By implementing these regulations, SEBI empowers you to invest in mutual funds with confidence.
SEBI Guidelines on Mutual Funds Reclassification
SEBI’s guidelines on mutual fund reclassification cover several key aspects:
- Funds must be named to reflect their primary objective and asset allocation, with clear indication of associated risks.
- SEBI proposes distinct classifications for various fund types: 16 for debt funds, 10 for equity funds, 6 for hybrid funds, 2 for solution funds, and 2 for index funds.
- Large-cap, mid-cap, and small-cap funds are now categorised based on market capitalization relative rankings, rather than absolute cut-off values.
- Classification of debt funds is determined by factors such as fund duration and asset quality mix.
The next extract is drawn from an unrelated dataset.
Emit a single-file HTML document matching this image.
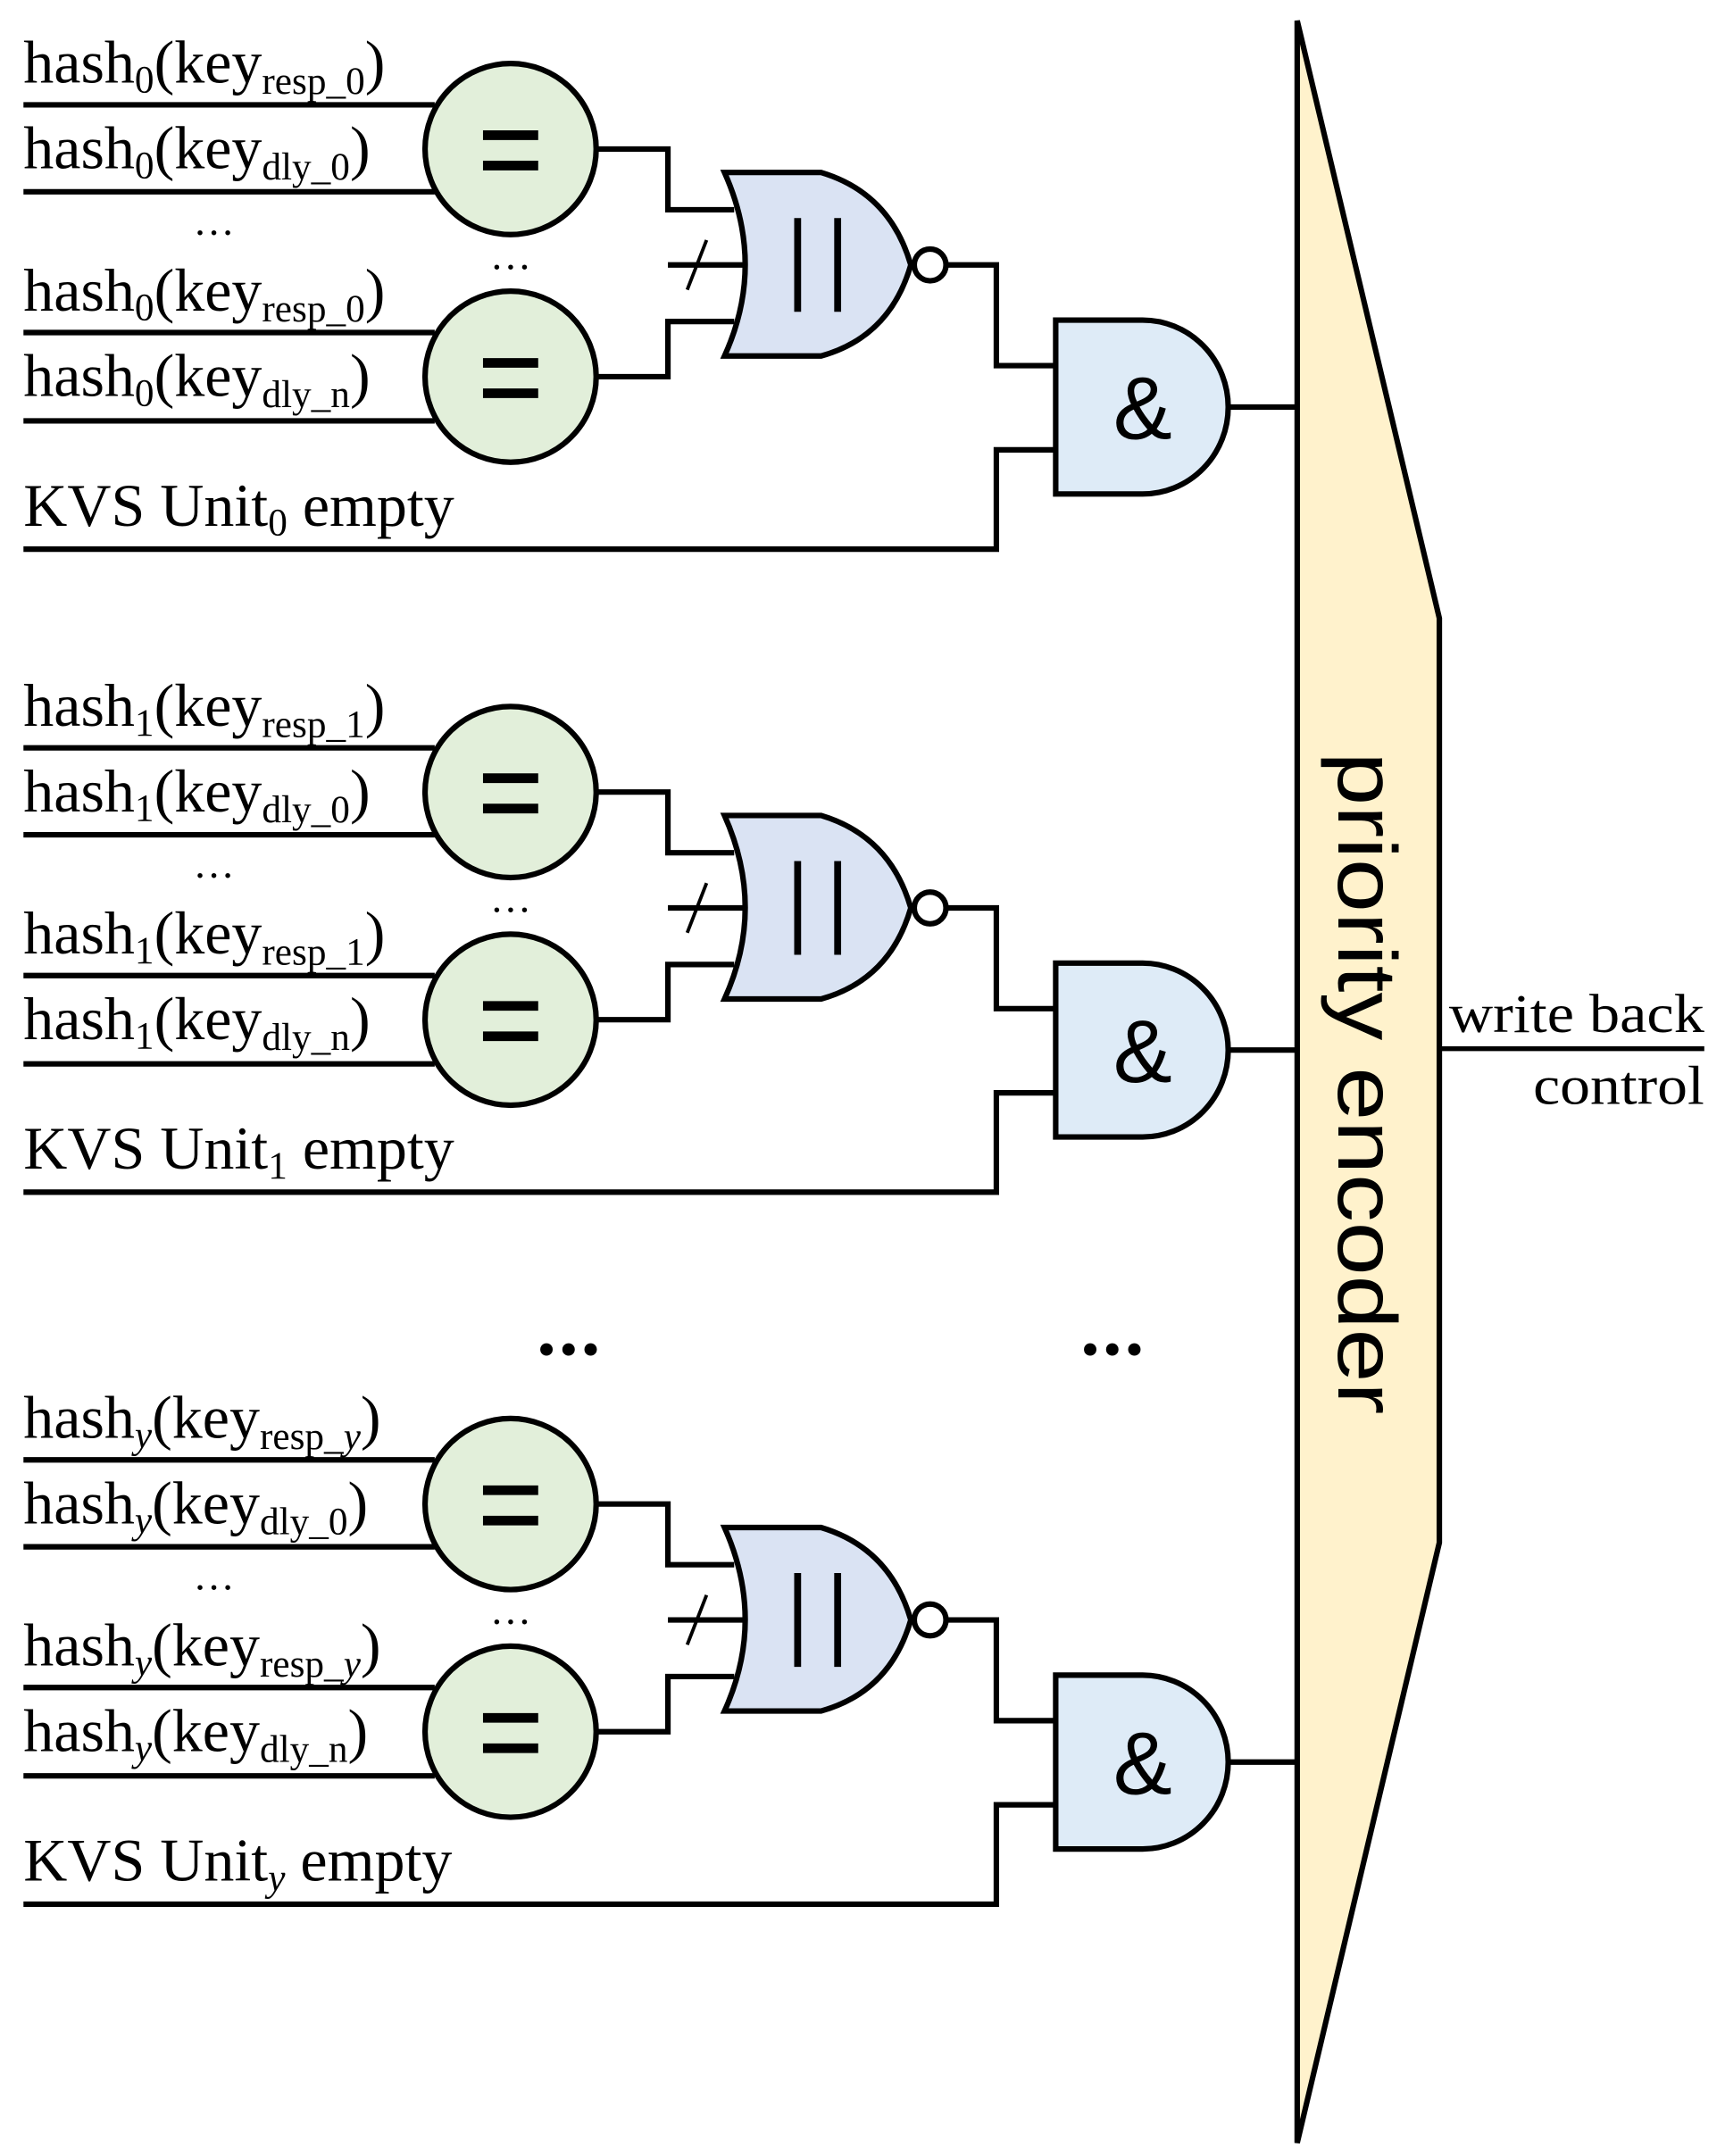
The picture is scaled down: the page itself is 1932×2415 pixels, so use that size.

- Each category, except for index funds, is restricted to one fund per classification, allowing a maximum of 34 funds per Asset Management Company (AMC), excluding index funds.
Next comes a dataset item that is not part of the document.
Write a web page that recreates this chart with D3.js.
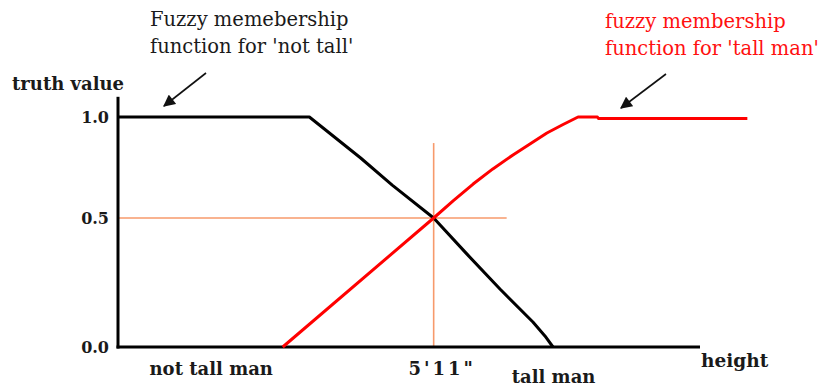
<!DOCTYPE html>
<html>
<head>
<meta charset="utf-8">
<script src="https://cdn.jsdelivr.net/npm/d3@7"></script>
<style>
  html, body { margin: 0; padding: 0; background: #fff; }
  svg { display: block; }
  .lbl { font-family: "DejaVu Serif", serif; font-weight: bold; fill: #1a1a1a; }
  .note { font-family: "DejaVu Serif", serif; }
</style>
</head>
<body>
<svg id="chart" width="822" height="388"></svg>
<script>
// Height in inches (x) against truth value (y) for two fuzzy sets
const notTallHeight = [55, 64.7, 67.3, 68.9, 71, 72.69, 74.36, 76.03, 76.64, 77.05];
const notTallTruth  = [1, 1, 0.797, 0.663, 0.5, 0.360, 0.225, 0.097, 0.043, 0];

const tallHeight = [63.35, 71, 72.0, 73.0, 74.0, 75.02, 75.88, 76.74, 77.56, 78.32, 79.3, 79.35, 86.9];
const tallTruth  = [0, 0.5, 0.586, 0.668, 0.743, 0.812, 0.866, 0.921, 0.963, 1, 1, 0.993, 0.993];

const yTickValues = [0, 0.5, 1];
const yTickLabels = ["0.0", "0.5", "1.0"];

const xTickValues = [59.7, 71, 77.05];
const xTickLabels = ["not tall man", "5'11\"", "tall man"];

// The crossover point of the two sets
const crossHeight = 71;
const crossTruth = 0.5;

const svg = d3.select("#chart");

const x = d3.scaleLinear().domain([55, 84.5]).range([118, 700]);
const y = d3.scaleLinear().domain([0, 0.5, 1]).range([347, 218, 117]);

const line = d3.line().x(d => x(d[0])).y(d => y(d[1]));

// Guide lines through the crossover point
const guide = "#f79a6b";
svg.append("line")
  .attr("x1", x(55)).attr("x2", x(74.7))
  .attr("y1", y(crossTruth)).attr("y2", y(crossTruth))
  .attr("stroke", guide).attr("stroke-width", 1.6);
svg.append("line")
  .attr("x1", x(crossHeight)).attr("x2", x(crossHeight))
  .attr("y1", y(0)).attr("y2", y(0.871))
  .attr("stroke", guide).attr("stroke-width", 1.6);

// Axis lines
svg.append("line")
  .attr("x1", x(55)).attr("x2", x(55))
  .attr("y1", y(0) + 1.5).attr("y2", y(1.1))
  .attr("stroke", "#000").attr("stroke-width", 3);
svg.append("line")
  .attr("x1", x(55) - 1.5).attr("x2", x(84.5))
  .attr("y1", y(0)).attr("y2", y(0))
  .attr("stroke", "#000").attr("stroke-width", 3);

// Membership curves
svg.append("path")
  .datum(d3.zip(notTallHeight, notTallTruth))
  .attr("d", line)
  .attr("fill", "none").attr("stroke", "#000")
  .attr("stroke-width", 3).attr("stroke-linejoin", "round");

svg.append("path")
  .datum(d3.zip(tallHeight, tallTruth))
  .attr("d", line)
  .attr("fill", "none").attr("stroke", "#ff0000")
  .attr("stroke-width", 3).attr("stroke-linejoin", "round");

// Y axis ticks
const yAxis = d3.axisLeft(y)
  .tickValues(yTickValues)
  .tickFormat((d, i) => yTickLabels[i])
  .tickSize(0).tickPadding(9);
const gy = svg.append("g").attr("transform", `translate(${x(55)},0)`).call(yAxis);
gy.select(".domain").remove();
gy.selectAll("text").attr("class", "lbl")
  .style("font-size", "16px").attr("dy", "0.36em");

// X axis ticks
const xLabelDy = [28, 28, 36];
const xLabelDx = [0, 8, 0];
const xLabelSpacing = [0, 3, 0];
const xAxis = d3.axisBottom(x)
  .tickValues(xTickValues)
  .tickFormat((d, i) => xTickLabels[i])
  .tickSize(0).tickPadding(0);
const gx = svg.append("g").attr("transform", `translate(0,${y(0)})`).call(xAxis);
gx.select(".domain").remove();
gx.selectAll("text").attr("class", "lbl")
  .style("font-size", "18px")
  .style("letter-spacing", (d, i) => xLabelSpacing[i] + "px")
  .attr("y", 0).attr("dy", (d, i) => xLabelDy[i]).attr("dx", (d, i) => xLabelDx[i]);

// Axis titles
svg.append("text").attr("class", "lbl")
  .attr("x", 12).attr("y", 90).style("font-size", "18px")
  .text("truth value");
svg.append("text").attr("class", "lbl")
  .attr("x", 701).attr("y", 367).style("font-size", "18.5px")
  .text("height");

// Annotations
const notes = [
  { lines: ["Fuzzy memebership", "function for 'not tall'"], x: 150, y: 26, color: "#1a1a1a",
    from: [206, 73], to: [164, 106] },
  { lines: ["fuzzy membership", "function for 'tall man'"], x: 605, y: 28, color: "#ff1010",
    from: [666, 74], to: [621, 108] }
];

const defs = svg.append("defs");
defs.append("marker")
  .attr("id", "arrowhead")
  .attr("viewBox", "0 0 10 10").attr("refX", 9).attr("refY", 5)
  .attr("markerWidth", 13).attr("markerHeight", 12)
  .attr("markerUnits", "userSpaceOnUse")
  .attr("orient", "auto")
  .append("path").attr("d", "M0,0 L10,5 L0,10 Z").attr("fill", "#111");

notes.forEach(n => {
  const t = svg.append("text").attr("class", "note")
    .attr("x", n.x).attr("y", n.y)
    .style("font-size", "19.5px").attr("fill", n.color);
  n.lines.forEach((s, i) => {
    t.append("tspan").attr("x", n.x).attr("dy", i === 0 ? 0 : 27).text(s);
  });
  svg.append("line")
    .attr("x1", n.from[0]).attr("y1", n.from[1])
    .attr("x2", n.to[0]).attr("y2", n.to[1])
    .attr("stroke", "#111").attr("stroke-width", 1.6)
    .attr("marker-end", "url(#arrowhead)");
});
</script>
</body>
</html>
Important SEBI Rules and Guidelines
SEBI’s regulations are instrumental in upholding the integrity and security of mutual fund transactions. Here are some key guidelines:
- Ceasing NFO Pooling: SEBI’s directive to halt NFO pooling until April 1, 2022, aims to prevent potential misuse of investors’ funds. Initially challenging for mutual fund entities, compliance led to an extension until July 1, 2022. This impacts fund inflows, necessitating direct transfer of investors’ funds to clearing corporations.
- Two-Factor Authentication for Redemptions: SEBI’s introduction of two-factor authentication for mutual fund redemptions enhances security. Requiring an OTP during redemptions helps mitigate fraud and money laundering risks. The compliance deadline has been extended to July 1, 2022, urging entities to adopt necessary processes.
- Portfolio Rebalancing Guidelines: SEBI mandates a 30-day adjustment period for schemes deviating from asset allocation outlined in the SID. Fund managers must promptly reinstate allocations or justify actions before an investment committee. Non-compliance restricts launching new schemes and imposes exit load restrictions, highlighting the importance of portfolio integrity and investor transparency.
Disclaimer: The views expressed here are of the author and do not reflect those of Dhanvantree. Mutual funds are subject to market risks, please read the scheme documents carefully before investing.